The best evidence available is that Kellahin did not stop at the ranch on his way down to Roswell. He is mistaken about that. The lack of the photographs and evidence about the location of Brazel on the afternoon of July 8 suggest it. The location that Kellahin gives is in error though he does suggest in his affidavit that rather than stumbling upon the field, he was led to it by Brazel. The ranch was not close to Vaughn, and the debris field is not close to any road.
By the time Kellahin and Adair arrived in Roswell and were ready to begin reporting, some of the pressure was off. Ramey, in Fort Worth, explained that the material found in Roswell was nothing extraordinary. The FBI had issued a telex that suggested it was a balloon after discussing all this with Major Kirton in Fort Worth though it doesn’t seem the FBI bought the explanation. No longer was New York demanding pictures. In fact, several pictures had already been taken in Fort Worth.
The interview with Brazel occurred on the evening of July 8, according to the newspaper article in the July 9 edition of The Roswell Daily Record.
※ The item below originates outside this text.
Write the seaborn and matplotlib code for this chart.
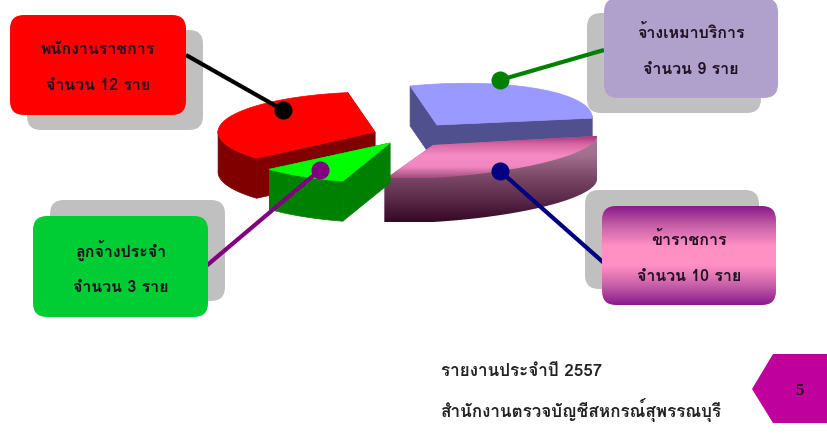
import numpy as np
import matplotlib
matplotlib.use('Agg')
import matplotlib.pyplot as plt
from matplotlib import font_manager
from matplotlib.colors import LinearSegmentedColormap
from matplotlib.patches import FancyBboxPatch, Polygon
import seaborn as sns

# data
groups = ['จ้างเหมาบริการ', 'ข้าราชการ', 'ลูกจ้างประจำ', 'พนักงานราชการ']
counts = [9, 10, 3, 12]
count_labels = ['จำนวน 9 ราย', 'จำนวน 10 ราย', 'จำนวน 3 ราย', 'จำนวน 12 ราย']
footer_lines = ['รายงานประจำปี 2557', 'สำนักงานตรวจบัญชีสหกรณ์สุพรรณบุรี']
page_number = '5'

sns.set_theme(style='white')

# pick a font that has thai, if there is one
thai_font = None
for f in font_manager.fontManager.ttflist:
    if any(k in f.name for k in ['Thai', 'Loma', 'Garuda', 'Norasi', 'Tlwg', 'Sarabun']):
        thai_font = f.name
        break
families = ([thai_font] if thai_font else []) + ['Noto Sans', 'DejaVu Sans']
plt.rcParams['font.family'] = families

fig = plt.figure(figsize=(8.28, 4.4), dpi=100)
ax = fig.add_axes([0, 0, 1, 1])
ax.axis('off')


def rim(cx, cy, rx, ry, tilt, a0, a1):
    t = np.radians(np.linspace(a0, a1, 80))
    x = rx * np.cos(t)
    return np.column_stack([cx + x, cy + ry * np.sin(t) + tilt * x])


def fill_grad(poly, cmap, y0, y1, z):
    # vertical gradient clipped to a polygon
    patch = Polygon(poly, closed=True, fc='none', ec='none', transform=ax.transData)
    ax.add_patch(patch)
    im = ax.imshow(np.linspace(0, 1, 256).reshape(-1, 1), cmap=cmap, aspect='auto',
                   extent=[poly[:, 0].min() - 1, poly[:, 0].max() + 1, y1, y0], zorder=z)
    im.set_clip_path(patch)


def wedge(cx, cy, rx, ry, tilt, h, a0, a1):
    arc = rim(cx, cy, rx, ry, tilt, a0, a1)
    down = np.array([0, h])
    faces = []
    # the two cut faces
    for p in (arc[0], arc[-1]):
        faces.append(np.array([[cx, cy], p, p + down, [cx, cy + h]]))
    # outer edge, only the front half shows
    front = arc[np.sin(np.radians(np.linspace(a0, a1, 80))) > -0.05]
    if len(front):
        faces.append(np.vstack([front, (front + down)[::-1]]))
    top_poly = np.vstack([[[cx, cy]], arc])
    return faces, top_poly


start = 266
back_lean = 6  # perspective: the edge at the back leans to the left
cuts = np.cumsum([0] + counts) / sum(counts) * 360 + start
pal = sns.color_palette(['#9999ff', '#ff88c0', '#00ff00', '#ff0000'])
side_cols = ['#50508f', '#7a4060', '#008000', '#800000']
# cx, cy, rx, ry, tilt, height
shapes = [(437, 125, 155, 41, -0.05, 40), (433, 145, 164, 33, -0.06, 44),
          (390, 143, 160, 40, 0, 40), (375, 132, 157, 40, 0, 40)]

pink_top = LinearSegmentedColormap.from_list('pt', ['#98246a', '#d868a4', '#f58ac4', '#f088c0', '#a04c7c'])
pink_side = LinearSegmentedColormap.from_list('ps', ['#a87a96', '#a0708e', '#7a4866', '#5a2a48', '#340824'])

# back to front: red, blue, pink, green
for z, i in zip([3, 4, 5, 6], [3, 0, 1, 2]):
    cx, cy, rx, ry, tilt, h = shapes[i]
    a0 = cuts[i] - (back_lean if i == 0 else 0)
    a1 = cuts[i + 1] - (back_lean if i == 3 else 0)
    faces, top_poly = wedge(cx, cy, rx, ry, tilt, h, a0, a1)
    if i == 1:
        for f in faces:
            fill_grad(f, pink_side, 133, 222, z)
        fill_grad(top_poly, pink_top, 133, 178, z + 0.1)
    else:
        for f in faces:
            ax.add_patch(Polygon(f, closed=True, fc=side_cols[i], ec=side_cols[i], lw=0.5, zorder=z))
        ax.add_patch(Polygon(top_poly, closed=True, fc=pal[i], ec=pal[i], lw=0.5, zorder=z + 0.1))

# boxes: x, y, w, h, shadow dx, dy
boxes = {
    3: (10, 15, 176, 100, 17, 15, '#ff0000'),
    0: (604, -2, 174, 100, -17, 15, '#b0a0cc'),
    2: (33, 216, 175, 101, 17, -16, '#00cc33'),
    1: (602, 206, 174, 99, -17, -16, None),
}
for i, (x, y, w, hh, dx, dy, col) in boxes.items():
    ax.add_patch(FancyBboxPatch((x + dx, y + dy), w, hh, boxstyle='round,pad=0,rounding_size=14',
                                fc='#c0c0c0', ec='none', zorder=1))

# leader lines
leaders = {3: ((186, 55), (283, 110), 'black'), 0: ((604, 50), (500, 80), '#008000'),
           2: ((205, 267), (320, 170), '#800080'), 1: ((604, 263), (500, 171), '#000080')}
for i, (p0, p1, col) in leaders.items():
    ax.plot([p0[0], p1[0]], [p0[1], p1[1]], color=col, lw=3, solid_capstyle='butt', zorder=8)
    ax.plot([p1[0]], [p1[1]], 'o', ms=13, color=col, mec='none', zorder=8)

for i, (x, y, w, hh, dx, dy, col) in boxes.items():
    if col is None:
        b = FancyBboxPatch((x, y), w, hh, boxstyle='round,pad=0,rounding_size=14', fc='none', ec='none', zorder=9)
        ax.add_patch(b)
        cm = LinearSegmentedColormap.from_list('pb', ['#8a1a8a', '#c860a8', '#ff90c4', '#ff90c4', '#c860a8', '#8a1a8a'])
        im = ax.imshow(np.linspace(0, 1, 256).reshape(-1, 1), cmap=cm, aspect='auto',
                       extent=[x, x + w, y + hh, y], zorder=9)
        im.set_clip_path(b)
    else:
        ax.add_patch(FancyBboxPatch((x, y), w, hh, boxstyle='round,pad=0,rounding_size=14',
                                    fc=col, ec='none', zorder=9))
    cx = x + w / 2
    ax.text(cx, y + hh * 0.34, groups[i], ha='center', va='center', fontsize=11.5,
            fontweight='bold', color='#201020', zorder=10)
    ax.text(cx, y + hh * 0.71, count_labels[i], ha='center', va='center', fontsize=11.5,
            fontweight='bold', color='#201020', zorder=10)

# footer
ax.text(441, 372, footer_lines[0], ha='left', va='center', fontsize=12.3, fontweight='bold', color='#222222')
ax.text(441, 410, footer_lines[1], ha='left', va='center', fontsize=12.3, fontweight='bold', color='#222222')
ax.add_patch(Polygon([(752, 389), (773, 354), (828, 354), (828, 423), (773, 423)], closed=True,
                     fc='#c0009c', ec='none'))
ax.text(799, 391, page_number, ha='center', va='center', fontsize=12, fontweight='bold',
        family='Liberation Serif', color='#201020')

ax.set_xlim(0, 828)
ax.set_ylim(440, 0)
fig.savefig('out.png', dpi=100)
Brazel was brought in by the owner of KGFL, Walt Whitmore, Sr. Brazel was then interviewed by Kellahin, as well as a reporter for the Roswell Daily Record. The pictures transmitted, those of Brazel and George Wilcox, are ones that had been taken in the office for that purpose. Kellahin wrote his story, which appeared in the newspapers the next day.
With the story dead, Kellahin was ordered to return to what he had been doing. He left Roswell. Kellahin believed that nothing extraordinary had been found and there was no reason for the events to stick in his mind.
The point here, however, is that if you accept any of the Kellahin testimony as fact and use it to bolster a theory, you are building on a shaky foundation. We can document who was doing what and where at the time and Kellahin’s story does not match any of that. Yes, he was in Roswell and yes, he did interview Brazel, but he didn’t see him at his ranch, there are no pictures of Brazel in that field, and the time line suggested by Kellahin is badly flawed.